2. KPK tak berwenang melakukan penuntutan

Pasal 53 draf revisi UU KPK menyebutkan KPK berwenang melakukan penyelidikan dan penyidikan perkara korupsi. Kewenangan ini tak ada bedanya dengan kepolisian, karena akhirnya hanya kejaksaan yang dapat melakukan penuntutan perkara korupsi.

Padahal, salah satu keunggulan KPK yang turut memengaruhi cepatnya penanganan perkara adalah, penyelidikan, penyidikan, dan penuntutan dalam satu atap.

3. KPK kehilangan tugas dan kewenangan melakukan ‘monitoring’

Fungsi monitoring termasuk salah satu fungsi utama KPK berdasarkan UU No. 30 tahun 2002 tentang KPK. Fungsi ini memungkinkan KPK melakukan “asistensi” untuk perbaikan sistem kementerian dan lembaga negara lainnya.
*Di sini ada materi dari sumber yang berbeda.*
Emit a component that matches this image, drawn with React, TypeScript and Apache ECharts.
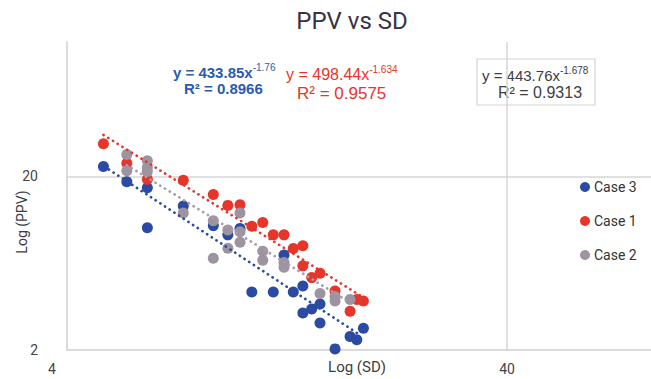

Jika fungsi ini hilang, mandat KPK sebagai trigger mechanism juga akan hapus dengan sendirinya.

4. KPK hanya bisa menangani perkara korupsi dengan kerugian negara Rp 50 miliar ke atas

Penentuan jumlah ini dapat dibilang absurd dan tidak berdasar. Sepatutnya, KPK tetap bisa menangani perkara korupsi dengan pagu yang minimal agar dapat menyasar sebanyak mungkin perkara korupsi.

Toh, dengan standar kerugian keuangan negara Rp 1 miliar pun, KPK tetap dapat menangani perkara-perkara high profile yang melibatkan big fishes, serta merugikan keuangan negara dengan nilai yang juga fantastis.

Dengan membatasi jumlah kerugian keuangan negara sebesar Rp 50 miliar ke atas, jelas sekali ada upaya untuk menjauhkan KPK dari perkara-perkara korupsi yang selama ini telah berhasil ditangani. Karena kerja KPK terbukti efektif dalam mengungkap banyak perkara korupsi.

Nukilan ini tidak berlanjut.